The order of evaluation is, in general, not guaranteed except where such guarantees follow from dependencies of expressions. For example:
<xsl:variable name="foo" value="123" />
<xsl:variable name="bar" value="456" />
<xsl:variable name="baz" value="$foo + $bar" />
<xsl:variable name="dummy" value="42 div 0" />
<xsl:template match="/">
<xsl:value-of select="$baz"/>
</xsl:template>
Here, it is certain that baz
will get evaluated at some point prior to being output -maybe only immediately before being output, maybe at startup, maybe somewhere in between - and that foo
and bar
will be evaluated before baz
- but the relative order of evaluation for foo
and bar
is not defined.
dummy
is an interesting case. It's not actually used anywhere, and so could be omitted entirely, but, if my understanding of the spec is correct, the processor must nonetheless raise an error as if it was evaluated.
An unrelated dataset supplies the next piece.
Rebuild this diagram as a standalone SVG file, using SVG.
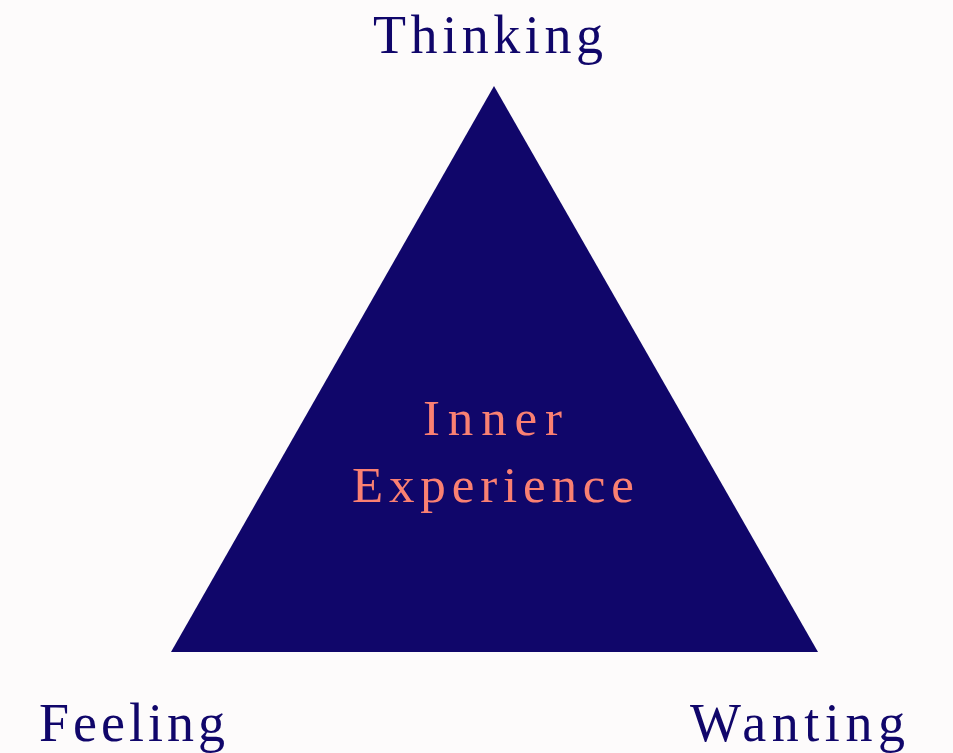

At which point it does so is not important, because there's no way to tell from inside XSLT - so dummy
will be evaluated at some unspecified moment during execution (could be the first thing it does, or the last after all output is already generated), but is guaranteed to cause the transformation to fail with an error.
This is all about XSLT and XPath 1.0. In 2.0, it is more relaxed - evaluation isn't even required to happen at all; if processor can obtain a valid result by skipping evaluation of some expressions where otherwise they would result in error, it has a blanket permission to do so.